**EXCERPTED DATA:**

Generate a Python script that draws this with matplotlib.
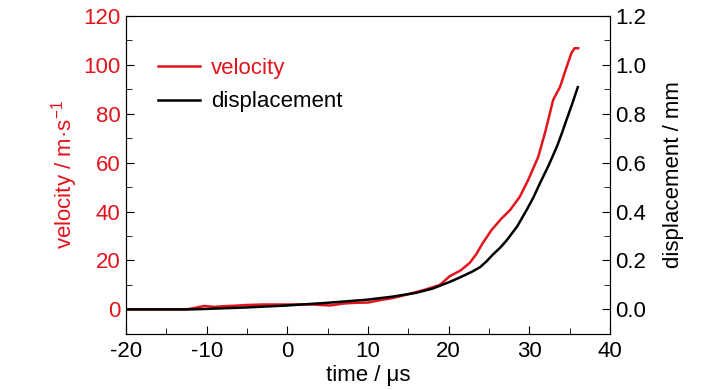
import matplotlib
matplotlib.use('Agg')
import matplotlib.pyplot as plt
from matplotlib.ticker import MultipleLocator

plt.rcParams['font.family'] = ['Liberation Sans', 'DejaVu Sans']
plt.rcParams['mathtext.default'] = 'regular'
plt.rcParams['axes.unicode_minus'] = False

RED = '#e3141b'

# velocity trace (m/s) vs time (us)
time_v = [-20, -12.5, -11.5, -10.3, -9, -8, -6.5, -5, -3, 0, 3, 5.3, 7, 8.5, 10,
          11.5, 13, 15, 17, 18.9, 20.1, 21.5, 22.6, 23.4, 24.2, 25.3, 26.5, 27.6,
          28.8, 29.85, 31.1, 32.0, 32.95, 33.8, 34.5, 35.2, 35.6, 36.05]
velocity = [0, 0, 0.6, 1.4, 1.0, 1.3, 1.5, 1.8, 2.0, 2.0, 2.0, 1.6, 2.4, 2.7, 2.8,
            3.8, 4.6, 6.2, 8.0, 10.0, 13.5, 16.0, 19.0, 22.5, 27.0, 32.4, 37.0, 40.6,
            46.0, 52.9, 62.4, 73.0, 85.7, 91.0, 98.0, 104.8, 106.8, 106.8]

# displacement trace (mm) vs time (us)
time_d = [-20, -12, -10, -5, 0, 5, 10, 13, 16, 18, 20.1, 21, 22, 23, 23.9, 24.7,
          25.5, 26.4, 27.2, 28.5, 29.65, 30.5, 31.3, 32.4, 33.4, 34.0, 34.6, 35.3, 36.0]
displacement = [0, 0, 0.002, 0.008, 0.016, 0.027, 0.04, 0.052, 0.068, 0.085, 0.112,
                0.125, 0.14, 0.156, 0.173, 0.197, 0.225, 0.253, 0.283, 0.34, 0.406,
                0.458, 0.515, 0.59, 0.665, 0.718, 0.775, 0.84, 0.909]

fig, ax = plt.subplots(figsize=(7.28, 3.9), dpi=100)
fig.subplots_adjust(left=0.173, right=0.838, top=0.959, bottom=0.144)
ax2 = ax.twinx()

l1, = ax.plot(time_v, velocity, color=RED, lw=1.8, label='velocity')
l2, = ax2.plot(time_d, displacement, color='black', lw=1.8, label='displacement')

ax.set_xlim(-20, 40)
ax.set_ylim(-10, 120)
ax2.set_ylim(-0.1, 1.2)

ax.xaxis.set_major_locator(MultipleLocator(10))
ax.xaxis.set_minor_locator(MultipleLocator(5))
ax.yaxis.set_major_locator(MultipleLocator(20))
ax.yaxis.set_minor_locator(MultipleLocator(10))
ax2.yaxis.set_major_locator(MultipleLocator(0.2))
ax2.yaxis.set_minor_locator(MultipleLocator(0.1))
ax2.yaxis.set_major_formatter(plt.FormatStrFormatter('%.1f'))

fs = 16
ax.tick_params(axis='both', which='both', direction='in', labelsize=fs, top=False)
ax.tick_params(axis='both', which='major', length=6)
ax.tick_params(axis='both', which='minor', length=4)
ax.tick_params(axis='x', pad=5)
ax.tick_params(axis='y', labelcolor=RED, pad=4)
ax2.tick_params(axis='y', which='both', direction='in', labelsize=fs, pad=4)
ax2.tick_params(axis='y', which='major', length=6)
ax2.tick_params(axis='y', which='minor', length=4)

ax.set_xlabel('time / μs', fontsize=fs, labelpad=2)
ax.set_ylabel('velocity / m·s$^{-1}$', fontsize=fs, color=RED, labelpad=2)
ax2.set_ylabel('displacement / mm', fontsize=fs, labelpad=12)

ax.legend(handles=[l1, l2], loc='upper left', bbox_to_anchor=(0.025, 0.93),
          frameon=False, fontsize=fs, handlelength=1.9, handletextpad=0.5,
          labelspacing=0.55, labelcolor=[RED, 'black'])

fig.savefig('out.png', dpi=100)
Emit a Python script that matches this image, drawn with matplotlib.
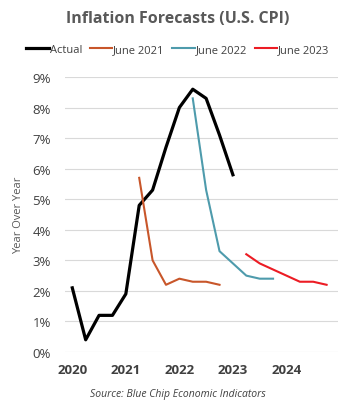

**TASK OBJECTIVE:** Repeat the records above exactly, leaving out any pictures they contain.

**WRITTEN SOLUTION:**
Generate a Python script that draws this with matplotlib.
import matplotlib
matplotlib.use('Agg')
import matplotlib.pyplot as plt
from matplotlib.ticker import MultipleLocator

plt.rcParams['font.family'] = ['Liberation Sans', 'DejaVu Sans']
plt.rcParams['mathtext.default'] = 'regular'
plt.rcParams['axes.unicode_minus'] = False

RED = '#e3141b'

# velocity trace (m/s) vs time (us)
time_v = [-20, -12.5, -11.5, -10.3, -9, -8, -6.5, -5, -3, 0, 3, 5.3, 7, 8.5, 10,
          11.5, 13, 15, 17, 18.9, 20.1, 21.5, 22.6, 23.4, 24.2, 25.3, 26.5, 27.6,
          28.8, 29.85, 31.1, 32.0, 32.95, 33.8, 34.5, 35.2, 35.6, 36.05]
velocity = [0, 0, 0.6, 1.4, 1.0, 1.3, 1.5, 1.8, 2.0, 2.0, 2.0, 1.6, 2.4, 2.7, 2.8,
            3.8, 4.6, 6.2, 8.0, 10.0, 13.5, 16.0, 19.0, 22.5, 27.0, 32.4, 37.0, 40.6,
            46.0, 52.9, 62.4, 73.0, 85.7, 91.0, 98.0, 104.8, 106.8, 106.8]

# displacement trace (mm) vs time (us)
time_d = [-20, -12, -10, -5, 0, 5, 10, 13, 16, 18, 20.1, 21, 22, 23, 23.9, 24.7,
          25.5, 26.4, 27.2, 28.5, 29.65, 30.5, 31.3, 32.4, 33.4, 34.0, 34.6, 35.3, 36.0]
displacement = [0, 0, 0.002, 0.008, 0.016, 0.027, 0.04, 0.052, 0.068, 0.085, 0.112,
                0.125, 0.14, 0.156, 0.173, 0.197, 0.225, 0.253, 0.283, 0.34, 0.406,
                0.458, 0.515, 0.59, 0.665, 0.718, 0.775, 0.84, 0.909]

fig, ax = plt.subplots(figsize=(7.28, 3.9), dpi=100)
fig.subplots_adjust(left=0.173, right=0.838, top=0.959, bottom=0.144)
ax2 = ax.twinx()

l1, = ax.plot(time_v, velocity, color=RED, lw=1.8, label='velocity')
l2, = ax2.plot(time_d, displacement, color='black', lw=1.8, label='displacement')

ax.set_xlim(-20, 40)
ax.set_ylim(-10, 120)
ax2.set_ylim(-0.1, 1.2)

ax.xaxis.set_major_locator(MultipleLocator(10))
ax.xaxis.set_minor_locator(MultipleLocator(5))
ax.yaxis.set_major_locator(MultipleLocator(20))
ax.yaxis.set_minor_locator(MultipleLocator(10))
ax2.yaxis.set_major_locator(MultipleLocator(0.2))
ax2.yaxis.set_minor_locator(MultipleLocator(0.1))
ax2.yaxis.set_major_formatter(plt.FormatStrFormatter('%.1f'))

fs = 16
ax.tick_params(axis='both', which='both', direction='in', labelsize=fs, top=False)
ax.tick_params(axis='both', which='major', length=6)
ax.tick_params(axis='both', which='minor', length=4)
ax.tick_params(axis='x', pad=5)
ax.tick_params(axis='y', labelcolor=RED, pad=4)
ax2.tick_params(axis='y', which='both', direction='in', labelsize=fs, pad=4)
ax2.tick_params(axis='y', which='major', length=6)
ax2.tick_params(axis='y', which='minor', length=4)

ax.set_xlabel('time / μs', fontsize=fs, labelpad=2)
ax.set_ylabel('velocity / m·s$^{-1}$', fontsize=fs, color=RED, labelpad=2)
ax2.set_ylabel('displacement / mm', fontsize=fs, labelpad=12)

ax.legend(handles=[l1, l2], loc='upper left', bbox_to_anchor=(0.025, 0.93),
          frameon=False, fontsize=fs, handlelength=1.9, handletextpad=0.5,
          labelspacing=0.55, labelcolor=[RED, 'black'])

fig.savefig('out.png', dpi=100)
Emit a Python script that matches this image, drawn with matplotlib.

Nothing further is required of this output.